● TO DO: Return the lines that follow, exactly as they appear, from the first through the one containing "const binWidth = 1.0;"; no pictures are to be included.

━━ DATASET CONTENT ━━

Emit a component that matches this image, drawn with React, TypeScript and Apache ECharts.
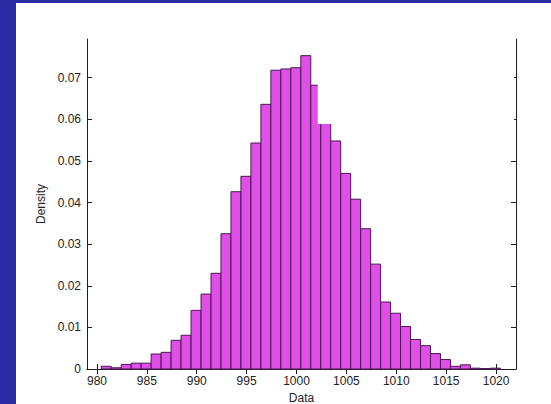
import { useEffect, useRef } from "react";
import * as echarts from "echarts";

// Histogram bins: left edge of first bin and common bin width
const binStart = 980.43;
const binWidth = 1.0;

// Density of each bin, left to right
const densities = [
  0.00065, 0.0003, 0.0011, 0.0014, 0.0014, 0.0036, 0.004, 0.0069, 0.0081, 0.0141,
  0.018, 0.023, 0.0325, 0.0426, 0.0463, 0.0543, 0.0636, 0.0718, 0.0721, 0.0724,
  0.0753, 0.0682, 0.0605, 0.0548, 0.047, 0.0408, 0.0337, 0.0252, 0.0161, 0.0134,
  0.0102, 0.0071, 0.0056, 0.0037, 0.0023, 0.00065, 0.001, 0.0002, 0.0001, 0.0002,
];

const xTicks = [980, 985, 990, 995, 1000, 1005, 1010, 1015, 1020];
const yTicks = [0, 0.01, 0.02, 0.03, 0.04, 0.05, 0.06, 0.07];
const xTitle = "Data";
const yTitle = "Density";

// Blank white block over the upper right of the plot, in data units:
// [xFrom, xTo, yFrom, yTo]
const blankBlock = [1002.13, 1021.8, 0.0589, 0.0802];

const FONT = "'Liberation Sans', Arial, sans-serif";
const AXIS = "#1e1e1e";
const TEXT = "#222";
const FS = 12;

const plain = (v: number) => String(v);

export default function App() {
  const ref = useRef<HTMLDivElement>(null);

  useEffect(() => {
    if (!ref.current) return;
    const chart = echarts.init(ref.current, undefined, { renderer: "svg" });

    const bins = densities.map((d, i) => [
      binStart + i * binWidth,
      binStart + (i + 1) * binWidth,
      d,
    ]);

    const xCommon = {
      type: "value" as const,
      min: 979,
      max: 1022,
      splitLine: { show: false },
      axisLine: { show: true, lineStyle: { color: AXIS, width: 1 } },
      axisTick: {
        show: true,
        inside: true,
        length: 5,
        customValues: xTicks,
        lineStyle: { color: AXIS },
      },
    };
    const yCommon = {
      type: "value" as const,
      min: 0,
      max: 0.0793,
      splitLine: { show: false },
      axisLine: { show: true, lineStyle: { color: AXIS, width: 1 } },
      axisTick: {
        show: true,
        inside: true,
        length: 5,
        customValues: yTicks,
        lineStyle: { color: AXIS },
      },
    };

    chart.setOption({
      animation: false,
      backgroundColor: "transparent",
      grid: {
        left: 71,
        top: 36,
        width: 429,
        height: 330,
        containLabel: false,
        outerBoundsMode: "none",
      },
      xAxis: [
        {
          ...xCommon,
          position: "bottom",
          axisLabel: {
            customValues: xTicks,
            formatter: plain,
            margin: 6,
            color: TEXT,
            fontSize: FS,
            fontFamily: FONT,
          },
          name: xTitle,
          nameLocation: "middle",
          nameGap: 23,
          nameTextStyle: { color: TEXT, fontSize: FS, fontFamily: FONT },
        },
        { ...xCommon, position: "top", axisLabel: { show: false } },
      ],
      yAxis: [
        {
          ...yCommon,
          position: "left",
          axisLabel: {
            customValues: yTicks,
            formatter: plain,
            margin: 6,
            color: TEXT,
            fontSize: FS,
            fontFamily: FONT,
          },
          name: yTitle,
          nameLocation: "middle",
          nameRotate: 90,
          nameGap: 32,
          nameTextStyle: { color: TEXT, fontSize: FS, fontFamily: FONT },
        },
        { ...yCommon, position: "right", axisLabel: { show: false } },
      ],
      series: [
        {
          type: "custom",
          xAxisIndex: 0,
          yAxisIndex: 0,
          encode: { x: [0, 1], y: 2 },
          data: bins,
          z: 2,
          renderItem: (_params: any, api: any) => {
            const top = api.coord([api.value(0), api.value(2)]);
            const bottom = api.coord([api.value(1), 0]);
            return {
              type: "rect",
              shape: {
                x: top[0],
                y: top[1],
                width: bottom[0] - top[0],
                height: bottom[1] - top[1],
              },
              style: { fill: "#e04fe8", stroke: "#4a1650", lineWidth: 1 },
            };
          },
        },
        {
          type: "custom",
          xAxisIndex: 0,
          yAxisIndex: 0,
          encode: { x: [0, 1], y: [2, 3] },
          data: [blankBlock],
          z: 20,
          silent: true,
          clip: false,
          renderItem: (_params: any, api: any) => {
            const a = api.coord([api.value(0), api.value(3)]);
            const b = api.coord([api.value(1), api.value(2)]);
            return {
              type: "rect",
              shape: { x: a[0], y: a[1], width: b[0] - a[0], height: b[1] - a[1] },
              style: { fill: "#ffffff" },
            };
          },
        },
      ],
    });

    return () => chart.dispose();
  }, []);

  return (
    <div
      style={{
        position: "absolute",
        left: 0,
        top: 0,
        width: 551,
        height: 404,
        background: "#2a2aa3",
      }}
    >
      <div
        ref={ref}
        style={{
          position: "absolute",
          left: 16,
          top: 3,
          width: 535,
          height: 401,
          background: "#ffffff",
        }}
      />
    </div>
  );
}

━━━

● RESPONSE TO THIS TASK:
Emit a component that matches this image, drawn with React, TypeScript and Apache ECharts.
import { useEffect, useRef } from "react";
import * as echarts from "echarts";

// Histogram bins: left edge of first bin and common bin width
const binStart = 980.43;
const binWidth = 1.0;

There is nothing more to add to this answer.